You can usually tell when adoption is shallow. People mention baselines during audits but not during design or change discussions. Scans run only before assessments instead of on a regular schedule. Engineers cannot say where to find the current baseline or who owns it. The baseline becomes something you perform for outsiders rather than something that helps insiders make good decisions. When that happens, it is a sign that the baseline needs to be brought back into the day-to-day flow of work.

Healthy signals are easier to recognize. Baselines show up in design documents and change tickets. Build pipelines reference them. Exceptions have owners, end dates, and notes, not just hallway agreements. When an incident happens, teams compare affected systems to their baselines to see whether configuration drift played a part. Over time, you see small, well-tested updates to the baseline driven by lessons from incidents, new threats, or platform changes. Those patterns show that baselines are embedded in how the organization runs.

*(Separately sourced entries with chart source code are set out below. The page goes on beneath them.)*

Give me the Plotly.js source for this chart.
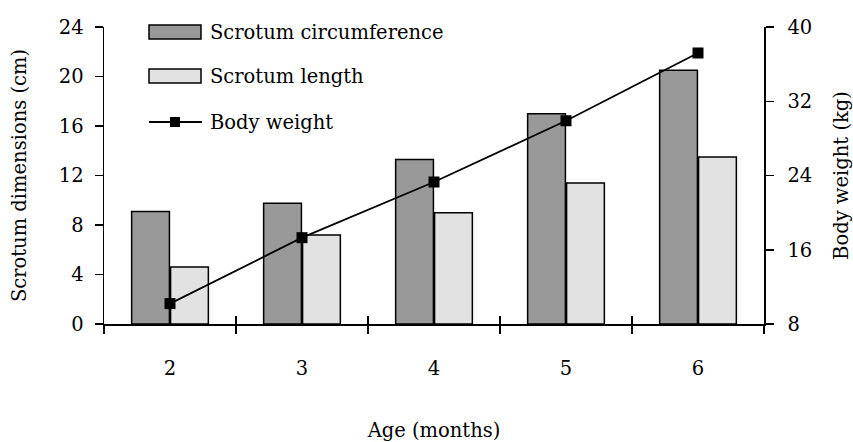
<!DOCTYPE html>
<html>
<head>
<meta charset="utf-8">
<script src="https://cdn.plot.ly/plotly-3.0.1.min.js"></script>
<style>html,body{margin:0;padding:0;background:#fff;}#chart{width:853px;height:442px;}</style>
</head>
<body>
<div id="chart"></div>
<script>
// ---- data ----
const ageMonths = ['2', '3', '4', '5', '6'];
const scrotumCircumference = [9.1, 9.75, 13.3, 17.0, 20.5];
const scrotumLength = [4.6, 7.2, 9.0, 11.4, 13.5];
const bodyWeight = [10.2, 17.3, 23.3, 29.9, 37.2];
const leftTicks = [0, 4, 8, 12, 16, 20, 24];
const rightTicks = [8, 16, 24, 32, 40];
const seriesNames = ['Scrotum circumference', 'Scrotum length', 'Body weight'];

// ---- layout helpers ----
const FONT = 'DejaVu Serif';
const FS = 19.5;
const plotL = 104, plotR = 764, plotT = 27, plotB = 324;
const W = 853, H = 442;
const px = x => (x - plotL) / (plotR - plotL);
const py = y => (plotB - y) / (plotB - plotT);

const darkFill = '#999999';
const lightFill = '#e2e2e2';

const traces = [
  {type: 'bar', name: seriesNames[0], x: ageMonths, y: scrotumCircumference,
   marker: {color: darkFill, line: {color: '#000', width: 1.5}}, showlegend: false, hoverinfo: 'x+y'},
  {type: 'bar', name: seriesNames[1], x: ageMonths, y: scrotumLength,
   marker: {color: lightFill, line: {color: '#000', width: 1.5}}, showlegend: false, hoverinfo: 'x+y'},
  {type: 'scatter', mode: 'lines+markers', name: seriesNames[2], x: ageMonths, y: bodyWeight, yaxis: 'y2',
   line: {color: '#000', width: 1.8}, marker: {symbol: 'square', size: 11, color: '#000'}, showlegend: false}
];

const boundaries = ageMonths.map((_, i) => i - 0.5).concat([ageMonths.length - 0.5]);

// custom legend (wide swatches as in the reference)
const legendItems = [
  {y: 32, kind: 'bar', fill: darkFill},
  {y: 76, kind: 'bar', fill: lightFill},
  {y: 122, kind: 'line'}
];
const shapes = [];
const annotations = [];
legendItems.forEach((it, i) => {
  if (it.kind === 'bar') {
    shapes.push({type: 'rect', xref: 'paper', yref: 'paper',
      x0: px(149), x1: px(201), y0: py(it.y - 7), y1: py(it.y + 7),
      fillcolor: it.fill, line: {color: '#000', width: 1.5}});
  } else {
    shapes.push({type: 'line', xref: 'paper', yref: 'paper',
      x0: px(149), x1: px(202), y0: py(it.y), y1: py(it.y), line: {color: '#000', width: 1.8}});
    shapes.push({type: 'rect', xref: 'paper', yref: 'paper',
      x0: px(170), x1: px(180), y0: py(it.y - 5), y1: py(it.y + 5), fillcolor: '#000', line: {width: 0}});
  }
  annotations.push({xref: 'paper', yref: 'paper', x: px(208), y: py(it.y), xanchor: 'left', yanchor: 'middle',
    text: seriesNames[i], showarrow: false, font: {family: FONT, size: FS, color: '#000'}});
});

const axisCommon = {showgrid: false, zeroline: false, showline: true, linecolor: '#000', linewidth: 1.5,
  tickcolor: '#000', tickwidth: 1.5, tickfont: {family: FONT, size: FS, color: '#000'}};

const layout = {
  width: W, height: H,
  margin: {l: plotL, r: W - plotR, t: plotT, b: H - plotB},
  paper_bgcolor: '#fff', plot_bgcolor: '#fff',
  font: {family: FONT, size: FS, color: '#000'},
  barmode: 'group', bargap: 0.41, bargroupgap: 0.03,
  showlegend: false,
  xaxis: Object.assign({}, axisCommon, {type: 'category', range: [-0.5, ageMonths.length - 0.5],
    tickson: 'boundaries', ticks: 'outside', ticklen: 8, ticklabelstandoff: 26,
    title: {text: 'Age (months)', font: {family: FONT, size: FS}, standoff: 46}}),
  xaxis2: Object.assign({}, axisCommon, {overlaying: 'x', anchor: 'y', side: 'bottom',
    range: [-0.5, ageMonths.length - 0.5], tickmode: 'array', tickvals: boundaries,
    ticks: 'inside', ticklen: 8, showticklabels: false}),
  yaxis: Object.assign({}, axisCommon, {range: [0, 24], tickmode: 'array', tickvals: leftTicks,
    ticks: 'outside', ticklen: 8, ticklabelstandoff: 7,
    title: {text: 'Scrotum dimensions (cm)', font: {family: FONT, size: FS}, standoff: 27}}),
  yaxis2: Object.assign({}, axisCommon, {overlaying: 'y', side: 'right', anchor: 'x', range: [8, 40],
    tickmode: 'array', tickvals: rightTicks, ticks: 'outside', ticklen: 8, ticklabelstandoff: 10,
    title: {text: 'Body weight (kg)', font: {family: FONT, size: FS}, standoff: 25}}),
  shapes: shapes,
  annotations: annotations
};

// invisible helper trace to activate the overlaid boundary-tick axis
traces.push({type: 'scatter', x: [0], y: [0], xaxis: 'x2', yaxis: 'y', mode: 'markers',
  marker: {opacity: 0}, hoverinfo: 'skip', showlegend: false});

Plotly.newPlot('chart', traces, layout, {displayModeBar: false, staticPlot: true});
</script>
</body>
</html>
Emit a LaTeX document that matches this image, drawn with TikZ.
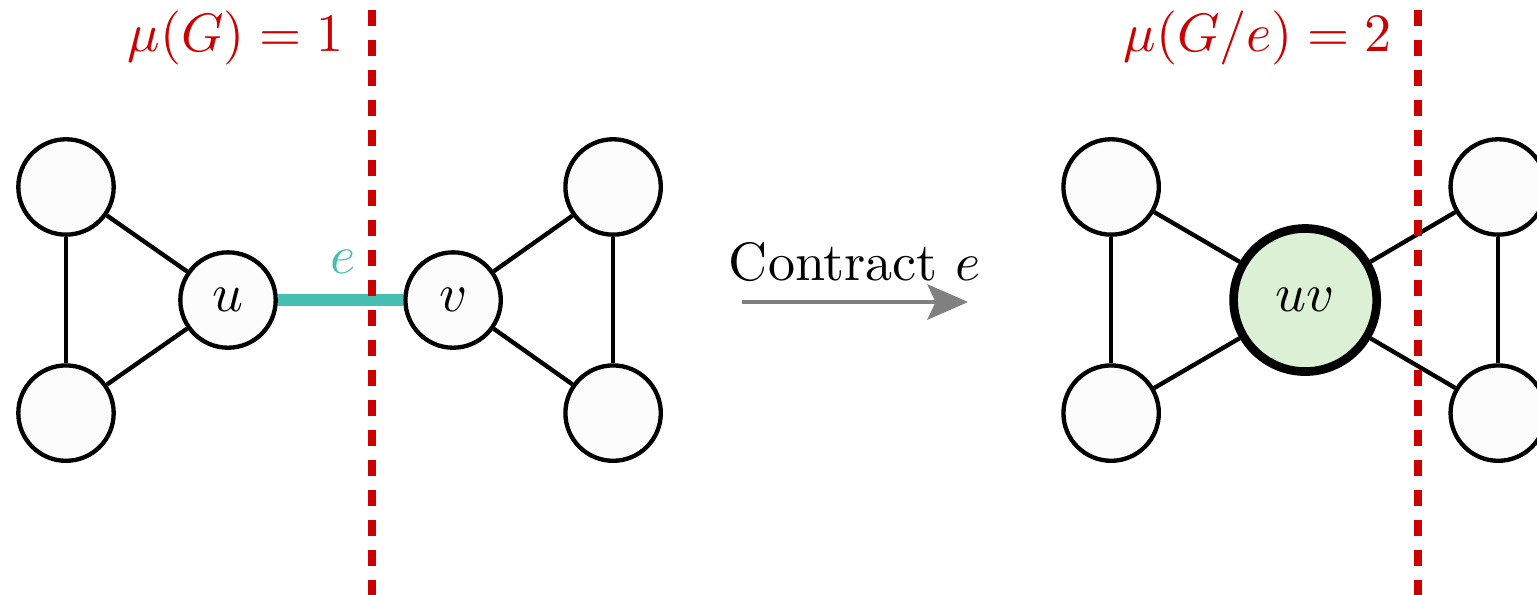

At its heart, a configuration baseline is about agreeing on what “good enough” looks like for your systems and then making that state visible and testable. It helps bridge the gap between broad security intent and the specific settings that live on servers, endpoints, and cloud services. If you look at your own environment through that lens, you may find that many “standard builds” are really just habits and unwritten rules. Starting with one high-impact system type and turning its configuration into a clear, checked baseline is a practical way to move from hopeful consistency to intentional control.